From internet resources the following was derived to tell us something about ‘The Rainbow Division’: There is a monument in honor of the 42nd Rainbow Division, on the site of what was Camp Albert Mills. The "Fighting 69th" was an integral part in the formation of the Division in August 1917. The Chief of Staff Major Douglas MacArthur remarked that the Division "would stretch over the whole country like a rainbow". The 27,000 soldiers came from 26 states and the District of Columbia. MacArthur subsequently became the commander of the Rainbow Division.
http://www.irish-society.org/Special%20Articles/gc-monument.htm

…the World War I Rainbow battlefield sits on both sides of the Ourcq River where from July 25 through August 3, 1918, the Rainbow Division had suffered 5,476 killed and wounded, mostly in the four infantry regiments.
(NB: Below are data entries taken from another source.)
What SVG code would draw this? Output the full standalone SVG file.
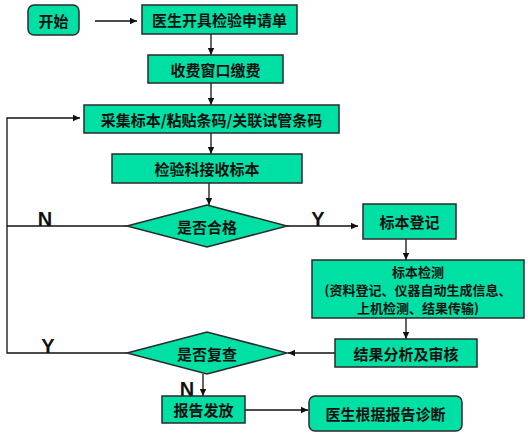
<svg xmlns="http://www.w3.org/2000/svg" width="528" height="436" viewBox="0 0 528 436">
<style>
.b{fill:#00e0a4;stroke:#2a2a2a;stroke-width:1.5}
.t{font-family:"Noto Sans CJK SC","Liberation Sans",sans-serif;font-weight:bold;font-size:15px;fill:#111;text-anchor:middle;dominant-baseline:central}
.s{font-size:13px}
.l{font-family:"Liberation Sans",Arial,sans-serif;font-weight:bold;font-size:20px;fill:#111;text-anchor:middle}
.c{fill:none;stroke:#111;stroke-width:1.3}
</style>
<defs>
<marker id="a" markerWidth="8" markerHeight="8" refX="7" refY="4" orient="auto" markerUnits="userSpaceOnUse">
<path d="M0,0.8 L7,4 L0,7.2 Z" fill="#111"/>
</marker>
</defs>
<rect width="528" height="436" fill="#fff"/>
<g id="connectors">
<line class="c" x1="95" y1="21" x2="137" y2="21" marker-end="url(#a)"/>
<line class="c" x1="211" y1="34" x2="211" y2="55" marker-end="url(#a)"/>
<line class="c" x1="211" y1="83" x2="211" y2="105" marker-end="url(#a)"/>
<line class="c" x1="211" y1="133" x2="211" y2="154" marker-end="url(#a)"/>
<line class="c" x1="209" y1="183" x2="209" y2="205" marker-end="url(#a)"/>
<polyline class="c" points="127,226 7,226"/>
<polyline class="c" points="127,353 7,353 7,118 80,118" marker-end="url(#a)"/>
<line class="c" x1="287" y1="226" x2="358" y2="226" marker-end="url(#a)"/>
<line class="c" x1="406" y1="239" x2="406" y2="260" marker-end="url(#a)"/>
<line class="c" x1="406" y1="318" x2="406" y2="339" marker-end="url(#a)"/>
<line class="c" x1="335" y1="353" x2="288" y2="353" marker-end="url(#a)"/>
<line class="c" x1="203" y1="374" x2="203" y2="396" marker-end="url(#a)"/>
<line class="c" x1="245" y1="410" x2="308" y2="410" marker-end="url(#a)"/>
<text class="l" x="45" y="226">N</text>
<text class="l" x="318" y="226">Y</text>
<text class="l" x="48" y="353">Y</text>
<text class="l" x="187" y="396">N</text>
</g>
<g id="start"><rect class="b" x="28" y="5" width="51" height="30" rx="6"/><text class="t" x="53.5" y="20">开始</text></g>
<g id="request"><rect class="b" x="142" y="5" width="155" height="29"/><text class="t" x="219.5" y="19.5">医生开具检验申请单</text></g>
<g id="pay"><rect class="b" x="148" y="55" width="135" height="28"/><text class="t" x="215.5" y="69">收费窗口缴费</text></g>
<g id="collect"><rect class="b" x="84" y="105" width="255" height="28"/><text class="t" x="211.5" y="119">采集标本/粘贴条码/关联试管条码</text></g>
<g id="receive"><rect class="b" x="112" y="154" width="190" height="29"/><text class="t" x="207" y="168.5">检验科接收标本</text></g>
<g id="qualified"><polygon class="b" points="127,226 207,205 287,226 207,247"/><text class="t" x="207" y="226">是否合格</text></g>
<g id="register"><rect class="b" x="363" y="204" width="93" height="35"/><text class="t" x="409.5" y="221.5">标本登记</text></g>
<g id="test"><rect class="b" x="312" y="260" width="212" height="58"/>
<text class="t s" x="418" y="271">标本检测</text>
<text class="t s" x="418" y="289">(资料登记、仪器自动生成信息、</text>
<text class="t s" x="418" y="307">上机检测、结果传输)</text></g>
<g id="review"><rect class="b" x="335" y="339" width="142" height="28"/><text class="t" x="406" y="353">结果分析及审核</text></g>
<g id="recheck"><polygon class="b" points="127,353 207,332 287,353 207,374"/><text class="t" x="207" y="353">是否复查</text></g>
<g id="issue"><rect class="b" x="162" y="396" width="83" height="27"/><text class="t" x="203.5" y="409.5">报告发放</text></g>
<g id="diagnose"><rect class="b" x="309" y="396" width="153" height="35" rx="6"/><text class="t" x="385.5" y="413.5">医生根据报告诊断</text></g>
</svg>
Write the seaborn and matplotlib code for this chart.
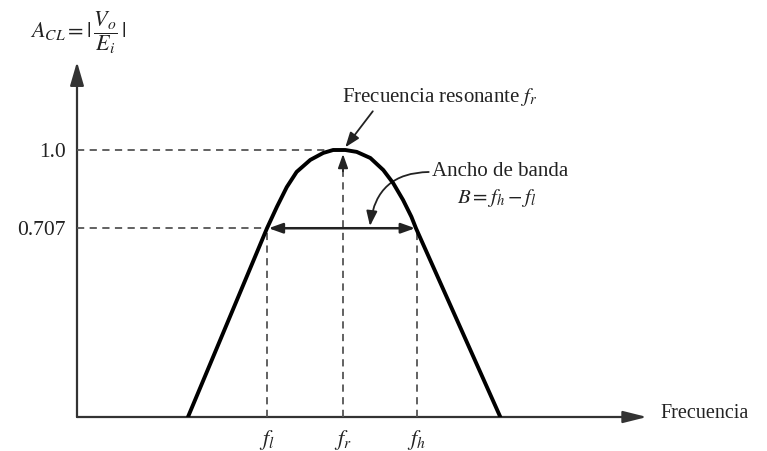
import matplotlib
matplotlib.use("Agg")
import matplotlib.pyplot as plt
import seaborn as sns
import pandas as pd

# Frequency response of a band-pass amplifier (normalised gain vs frequency)
freq = [1.46, 2.50, 2.63, 2.76, 2.89, 3.07, 3.24, 3.37, 3.45, 3.53, 3.68,
        3.86, 4.03, 4.16, 4.29, 4.40, 4.46, 5.57]
gain = [0.0, 0.707, 0.787, 0.861, 0.918, 0.963, 0.989, 1.0, 1.0, 1.0, 0.993,
        0.970, 0.925, 0.876, 0.813, 0.750, 0.707, 0.0]

f_low, f_res, f_high = 2.5, 3.5, 4.47
tick_pos = [f_low, f_res, f_high]
tick_labels = [r"$f_l$", r"$f_r$", r"$f_h$"]
gain_ticks = [0.707, 1.0]
gain_labels = ["0.707", "1.0"]

sns.set_theme(style="white")
plt.rcParams["font.family"] = ["Liberation Serif", "DejaVu Serif"]
plt.rcParams["mathtext.fontset"] = "stix"

W, H = 767, 451
fig = plt.figure(figsize=(W / 100, H / 100), dpi=100)
x0, y0 = 77, 417           # origin in pixels
px_per_x, px_per_y = 76, 267
xmax, ymax = 7.5, 1.33
ax = fig.add_axes([x0 / W, (H - y0) / H, xmax * px_per_x / W, ymax * px_per_y / H])
ax.set_xlim(0, xmax)
ax.set_ylim(0, ymax)
for s in ax.spines.values():
    s.set_visible(False)

df = pd.DataFrame({"f": freq, "A": gain})
sns.lineplot(data=df, x="f", y="A", sort=False, color="black", lw=2.8,
             ax=ax, zorder=5)
ax.set_xlabel("")
ax.set_ylabel("")

axis_col = "#333333"
dash_col = "#555555"
txt_col = "#222222"
# axes with arrowheads
ax.annotate("", xy=(0, ymax), xytext=(0, 0), xycoords="data",
            arrowprops=dict(arrowstyle="-|>,head_length=1.2,head_width=0.35",
                            color=axis_col, lw=1.6, shrinkA=0, shrinkB=0),
            annotation_clip=False)
ax.annotate("", xy=(xmax, 0), xytext=(0, 0), xycoords="data",
            arrowprops=dict(arrowstyle="-|>,head_length=1.2,head_width=0.3",
                            color=axis_col, lw=1.6, shrinkA=0, shrinkB=0),
            annotation_clip=False)

# reference dashed lines
dash = dict(color=dash_col, lw=1.3, dashes=(4, 3), zorder=3)
ax.plot([0, f_res], [1.0, 1.0], **dash)
ax.plot([0, f_low], [0.707, 0.707], **dash)
ax.plot([f_low, f_low], [0, 0.707], **dash)
ax.plot([f_high, f_high], [0, 0.707], **dash)
ax.plot([f_res, f_res], [0, 0.96], **dash)
ax.annotate("", xy=(f_res, 0.985), xytext=(f_res, 0.92),
            arrowprops=dict(arrowstyle="-|>,head_length=0.7,head_width=0.25",
                            color=txt_col, lw=1.3, shrinkA=0, shrinkB=0))

# bandwidth double arrow
ax.annotate("", xy=(f_high - 0.02, 0.707), xytext=(f_low + 0.02, 0.707),
            arrowprops=dict(arrowstyle="<|-|>,head_length=0.7,head_width=0.25",
                            color=txt_col, lw=1.8, shrinkA=0, shrinkB=0),
            zorder=4)

# ticks
ax.set_xticks(tick_pos)
ax.set_xticklabels(tick_labels, fontsize=16)
ax.set_yticks(gain_ticks)
ax.set_yticklabels(gain_labels, fontsize=15.5)
ax.tick_params(axis="both", length=0, colors=txt_col)
ax.tick_params(axis="x", pad=8)
ax.tick_params(axis="y", pad=8)

def px(xp, yp):
    return ((xp - x0) / px_per_x, (y0 - yp) / px_per_y)

# y-axis title
ax.text(*px(30, 33), r"$A_{CL} = |\,\dfrac{V_o}{E_i}\,|$",
        fontsize=16, ha="left", va="center", color=txt_col)
# x-axis title
ax.text(*px(660, 413), "Frecuencia", fontsize=14.5, ha="left", va="center",
        color=txt_col)

# resonant frequency callout
ax.annotate(r"Frecuencia resonante $f_r$", xy=(f_res + 0.03, 1.01),
            xytext=px(342, 97), fontsize=15, ha="left", va="center",
            color=txt_col,
            arrowprops=dict(arrowstyle="-|>,head_length=0.6,head_width=0.22",
                            color=txt_col, lw=1.3, shrinkA=0, shrinkB=0,
                            relpos=(0.17, 0.0)),
            annotation_clip=False)

# bandwidth callout
ax.annotate("Ancho de banda", xy=px(370, 226), xytext=px(432, 172),
            fontsize=15, ha="left", va="center", color=txt_col,
            arrowprops=dict(arrowstyle="-|>,head_length=0.6,head_width=0.22",
                            color=txt_col, lw=1.3, shrinkA=0, shrinkB=0,
                            relpos=(0.0, 0.5),
                            connectionstyle="arc3,rad=0.45"),
            annotation_clip=False)
ax.text(*px(497, 198), r"$B = f_h - f_l$", fontsize=15, ha="center",
        va="center", color=txt_col)

fig.savefig("out.png", dpi=100, facecolor="white")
Its attached units had an additional 983 casualties for a total of 6,459 during those decisive few days of battle at the Ourcq. In General Douglas MacArthur's own words, "We...took Meurcy Ferme in (a) hand-to-hand fight...But the center at Seringes et Nesle still held....Their artillery was concentrated; their machine guns east and west of the town raked us fore and aft; but nothing could stop the impetus of that mad charge. We forded the river; we ascended the slopes; we killed the garrison in the town to a man. At dusk on July 29 we were in sole possession."
http://www.sauruspress.com/lookback/worldwars/meurcy_farm.htm


Kinley John Tener’s obituary appeared in the May 12, 1947 New York Times:


Alexander and Kinley had a sister named Edith who was born about December 1899 in Pennsylvania. She attended Scoville School – described as “one of New York's finest finishing schools, the Scoville School for Girls on Fifth Avenue at 90th Street”. In March 1925 she married Thorpe Nesbit – and they had two children: Hope and Thorpe Jr.. She passed away in Philadelphia, January 1943.

The forth child of George E. and Annie F. Tener was, according to the Tener Blue Book, Frances Tener. Interestingly, in the 1900 US Census she is listed as “Annie F. Tener” born July 1898. She was married to William Thayer Brown and they had four children: William, Alexander, Horace and Jeremy.

I do not know what happened to William Brown, Frances’ first husband – but there is record of her marrying Malcolm Muir in 1943. At that time he was listed as a publisher with Newsweek This marriage took place at her mother’s ‘summer home’. Frances Muir died in New York in October 1989.